- Given data:

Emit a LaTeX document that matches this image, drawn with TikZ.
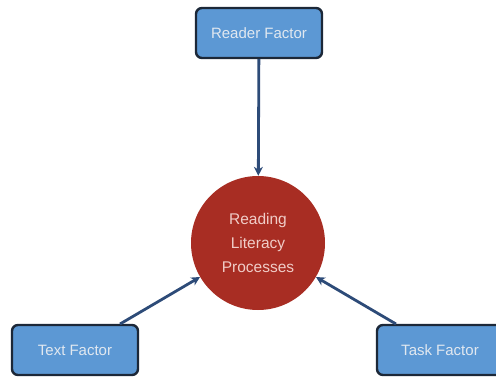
\documentclass[tikz,border=0pt]{standalone}
\usepackage{fontspec}
\setmainfont{Liberation Sans}
\usetikzlibrary{arrows.meta}
\definecolor{boxfill}{RGB}{92,152,212}
\definecolor{boxline}{RGB}{28,40,56}
\definecolor{boxtext}{RGB}{225,232,240}
\definecolor{coreFill}{RGB}{168,45,35}
\definecolor{coreText}{RGB}{240,205,200}
\definecolor{linkcol}{RGB}{45,75,120}
\tikzset{
  factor/.style={draw=boxline, line width=2.4pt, fill=boxfill, rounded corners=6pt,
    minimum width=126pt, minimum height=50pt, text=boxtext, font=\fontsize{15}{18}\selectfont},
  core/.style={circle, fill=coreFill, minimum size=134pt, text=coreText, align=center,
    font=\fontsize{15.5}{24}\selectfont, inner sep=0pt},
  link/.style={draw=linkcol, line width=2.8pt, -{Stealth[length=9pt,width=9pt]}}
}
\begin{document}
\begin{tikzpicture}[x=1pt,y=-1pt]
  \useasboundingbox (0,0) rectangle (496,378);
  \node[core] (proc) at (258,243) {Reading\\Literacy\\Processes};
  \node[factor] (reader) at (259,33) {Reader Factor};
  \node[factor] (text) at (75,350) {Text Factor};
  \node[factor] (task) at (440,350) {Task Factor};
  \coordinate (textout) at (120,324);
  \coordinate (taskout) at (396,324);
  \draw[link] (reader) -- (proc);
  \draw[link] (textout) -- (proc);
  \draw[link] (taskout) -- (proc);
\end{tikzpicture}
\end{document}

- The problem: Set the pictures aside and transcribe the data above exactly.

- Solution:
Emit a LaTeX document that matches this image, drawn with TikZ.
\documentclass[tikz,border=0pt]{standalone}
\usepackage{fontspec}
\setmainfont{Liberation Sans}
\usetikzlibrary{arrows.meta}
\definecolor{boxfill}{RGB}{92,152,212}
\definecolor{boxline}{RGB}{28,40,56}
\definecolor{boxtext}{RGB}{225,232,240}
\definecolor{coreFill}{RGB}{168,45,35}
\definecolor{coreText}{RGB}{240,205,200}
\definecolor{linkcol}{RGB}{45,75,120}
\tikzset{
  factor/.style={draw=boxline, line width=2.4pt, fill=boxfill, rounded corners=6pt,
    minimum width=126pt, minimum height=50pt, text=boxtext, font=\fontsize{15}{18}\selectfont},
  core/.style={circle, fill=coreFill, minimum size=134pt, text=coreText, align=center,
    font=\fontsize{15.5}{24}\selectfont, inner sep=0pt},
  link/.style={draw=linkcol, line width=2.8pt, -{Stealth[length=9pt,width=9pt]}}
}
\begin{document}
\begin{tikzpicture}[x=1pt,y=-1pt]
  \useasboundingbox (0,0) rectangle (496,378);
  \node[core] (proc) at (258,243) {Reading\\Literacy\\Processes};
  \node[factor] (reader) at (259,33) {Reader Factor};
  \node[factor] (text) at (75,350) {Text Factor};
  \node[factor] (task) at (440,350) {Task Factor};
  \coordinate (textout) at (120,324);
  \coordinate (taskout) at (396,324);
  \draw[link] (reader) -- (proc);
  \draw[link] (textout) -- (proc);
  \draw[link] (taskout) -- (proc);
\end{tikzpicture}
\end{document}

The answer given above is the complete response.